BR I don’t always think about the making-of and the relating-to in the same breath—those processes feel so distinct from one another that I have to build in a period of not-looking if I’m ever to see the recorded image for what it has become. The longer I spend in a place filming, the more the place will declare itself, and the longer I’ll have to let my images rest before I can work with them. New images need time to breathe, to live, to escape the weight of whatever I thought they were going to be.
Working on 16 mm film means that there’s already some kind of delay built in—I rarely get to see the processed image until at least a week after it has been exposed. After an initial viewing, I usually extend this delay even further. Working with a film camera also means that I am necessarily more conspicuous, more visible—my kind of image making takes more time. In this case, visibility equals presence, and I hope that my physical presence as a filmmaker gives my subjects an opportunity to determine the level of their own participation and forces me to negotiate/explain/discuss the work that I’m doing with them. Negotiation is as much a part of filmmaking as recording is—and recording without permission can only result in a contaminated image.

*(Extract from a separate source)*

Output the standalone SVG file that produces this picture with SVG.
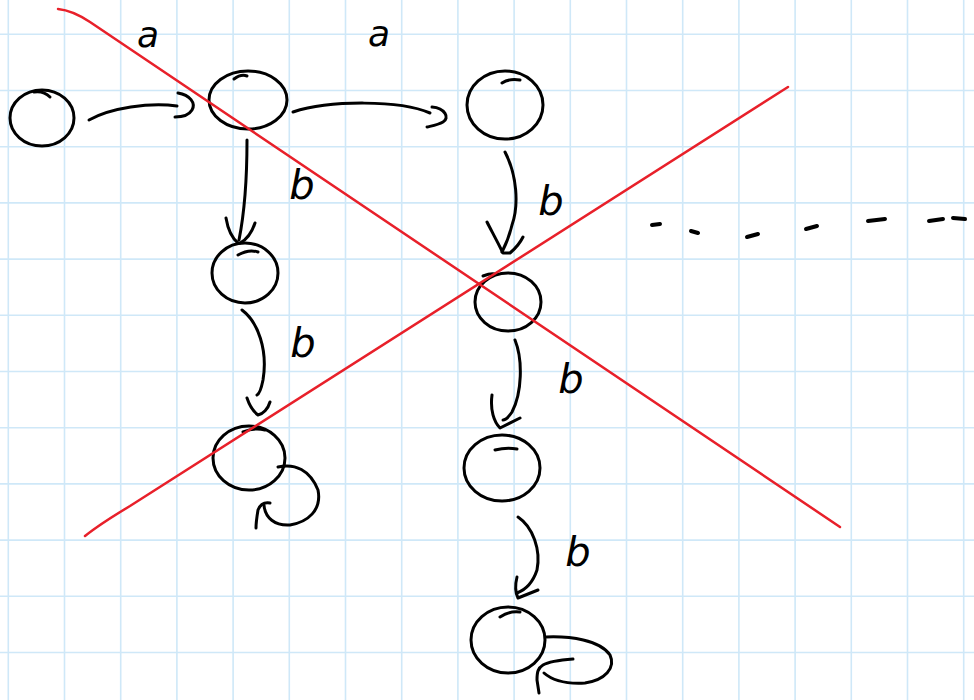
<svg xmlns="http://www.w3.org/2000/svg" width="974" height="700" viewBox="0 0 974 700">
<defs>
<style>
.grid line{stroke:#cfe8f8;stroke-width:1.6}
.ink{fill:none;stroke:#000;stroke-width:3;stroke-linecap:round;stroke-linejoin:round}
.red{fill:none;stroke:#e8202a;stroke-width:2.5;stroke-linecap:round}
.lbl{font-family:"DejaVu Sans",sans-serif;font-style:italic;fill:#000}
.dash{stroke:#000;stroke-width:4;stroke-linecap:round}
</style>
</defs>
<rect width="974" height="700" fill="#fff"/>
<g class="grid">
<line x1="8.3" y1="0" x2="8.3" y2="700"/><line x1="64.5" y1="0" x2="64.5" y2="700"/><line x1="120.7" y1="0" x2="120.7" y2="700"/><line x1="176.9" y1="0" x2="176.9" y2="700"/><line x1="233.1" y1="0" x2="233.1" y2="700"/><line x1="289.3" y1="0" x2="289.3" y2="700"/><line x1="345.5" y1="0" x2="345.5" y2="700"/><line x1="401.7" y1="0" x2="401.7" y2="700"/><line x1="457.9" y1="0" x2="457.9" y2="700"/><line x1="514.1" y1="0" x2="514.1" y2="700"/><line x1="570.3" y1="0" x2="570.3" y2="700"/><line x1="626.5" y1="0" x2="626.5" y2="700"/><line x1="682.7" y1="0" x2="682.7" y2="700"/><line x1="738.9" y1="0" x2="738.9" y2="700"/><line x1="795.1" y1="0" x2="795.1" y2="700"/><line x1="851.3" y1="0" x2="851.3" y2="700"/><line x1="907.5" y1="0" x2="907.5" y2="700"/><line x1="963.7" y1="0" x2="963.7" y2="700"/>
<line x1="0" y1="34.3" x2="974" y2="34.3"/><line x1="0" y1="90.5" x2="974" y2="90.5"/><line x1="0" y1="146.7" x2="974" y2="146.7"/><line x1="0" y1="202.9" x2="974" y2="202.9"/><line x1="0" y1="259.1" x2="974" y2="259.1"/><line x1="0" y1="315.3" x2="974" y2="315.3"/><line x1="0" y1="371.5" x2="974" y2="371.5"/><line x1="0" y1="427.7" x2="974" y2="427.7"/><line x1="0" y1="483.9" x2="974" y2="483.9"/><line x1="0" y1="540.1" x2="974" y2="540.1"/><line x1="0" y1="596.3" x2="974" y2="596.3"/><line x1="0" y1="652.5" x2="974" y2="652.5"/>
</g>
<g id="nodes" class="ink">
<g id="n0"><ellipse cx="42" cy="118" rx="32" ry="28"/><path d="M34,92 C40,91 46,93 50,97"/></g>
<g id="n1"><ellipse cx="248" cy="100" rx="39" ry="29"/><path d="M234,79 C238,76 242,74 247,76"/></g>
<g id="n2"><ellipse cx="505" cy="105" rx="38" ry="34"/><path d="M502,83 C508,79 514,79 520,80"/></g>
<g id="n3"><ellipse cx="245" cy="273" rx="33" ry="30"/><path d="M238,255 C245,251 252,250 258,252"/></g>
<g id="n4"><ellipse cx="249" cy="458" rx="36" ry="32"/><path d="M243,432 C250,429 258,428 265,430"/></g>
<g id="n5"><ellipse cx="508" cy="302" rx="33" ry="29"/><path d="M483,276 C488,274 492,273 495,274"/></g>
<g id="n6"><ellipse cx="502" cy="468" rx="38" ry="33"/><path d="M495,450 C503,448 511,448 517,449"/></g>
<g id="n7"><ellipse cx="508" cy="640" rx="37" ry="33"/><path d="M500,617 C506,613 513,611 520,612"/></g>
</g>
<g id="connectors" class="ink">
<path d="M89,120 C110,108 150,102 177,106"/><path d="M178,93 C190,95 196,103 192,110 C189,115 182,117 175,117"/>
<path d="M293,112 C330,100 400,100 430,113"/><path d="M432,107 C445,108 450,118 443,122 C438,125 431,126 427,127"/>
<path d="M247,140 C247,170 245,210 239,240"/><path d="M226,218 C228,230 232,238 238,243 M255,223 C252,232 248,239 240,243"/>
<path d="M505,152 C517,175 519,205 512,225 C509,238 505,246 502,252"/><path d="M487,222 C491,230 495,237 503,253 L510,253 C516,248 520,243 523,237"/>
<path d="M242,310 C258,322 268,350 263,380 C261,390 259,394 257,395"/><path d="M247,398 C250,407 254,412 258,415 C263,414 268,409 270,402"/>
<path d="M515,340 C523,360 522,393 512,412 C508,418 505,420 503,420"/><path d="M492,395 C490,410 494,422 500,428 L520,418"/>
<path d="M518,517 C533,527 541,550 537,570 C533,582 525,590 517,593"/><path d="M517,577 C515,585 515,592 518,598 L538,590"/>
<path d="M278,467 C295,463 310,470 318,490 C322,510 308,522 290,525 C275,526 265,518 264,505"/><path d="M270,503 C264,502 260,505 258,510 C257,516 256,522 256,528"/>
<path d="M546,637 C570,636 600,640 610,655 C616,668 605,680 585,683 C568,684 553,681 544,673"/><path d="M573,659 C560,660 548,662 543,665 C538,668 537,672 537,680 L539,693"/>
</g>
<g id="labels" class="lbl">
<text x="148" y="47" font-size="36" text-anchor="middle">a</text>
<text x="379" y="46" font-size="36" text-anchor="middle">a</text>
<text x="302" y="199" font-size="40" text-anchor="middle">b</text>
<text x="551" y="215" font-size="40" text-anchor="middle">b</text>
<text x="303" y="357" font-size="40" text-anchor="middle">b</text>
<text x="571" y="393" font-size="40" text-anchor="middle">b</text>
<text x="578" y="566" font-size="40" text-anchor="middle">b</text>
</g>
<g id="dots">
<line class="dash" x1="652" y1="225" x2="660" y2="224"/>
<line class="dash" x1="691" y1="231" x2="698" y2="233"/>
<line class="dash" x1="747" y1="237" x2="758" y2="234"/>
<line class="dash" x1="806" y1="229" x2="817" y2="226"/>
<line class="dash" x1="868" y1="221" x2="885" y2="219"/>
<line class="dash" x1="929" y1="221" x2="943" y2="219"/>
<line class="dash" x1="953" y1="218" x2="965" y2="219"/>
</g>
<g id="cross">
<path class="red" d="M58,9 C68,10 78,14 90,22 L840,527"/>
<path class="red" d="M85,536 C95,528 110,518 130,506 L788,87"/>
</g>
</svg>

As for the camera itself, my vision is neither terribly romantic nor conceptual—I see it simply as a technical form that finds its reason in content, a tool whose function often varies from frame to frame. A handheld camera connotes one perspective, a Steadicam produces another, a camera on a tripod proposes yet another way of seeing. I’m not after a cinema that mirrors the world but rather one that creates a world in parallel—a world that reflects its maker, its receiver, and its material as much as its newly minted two-dimensional subject.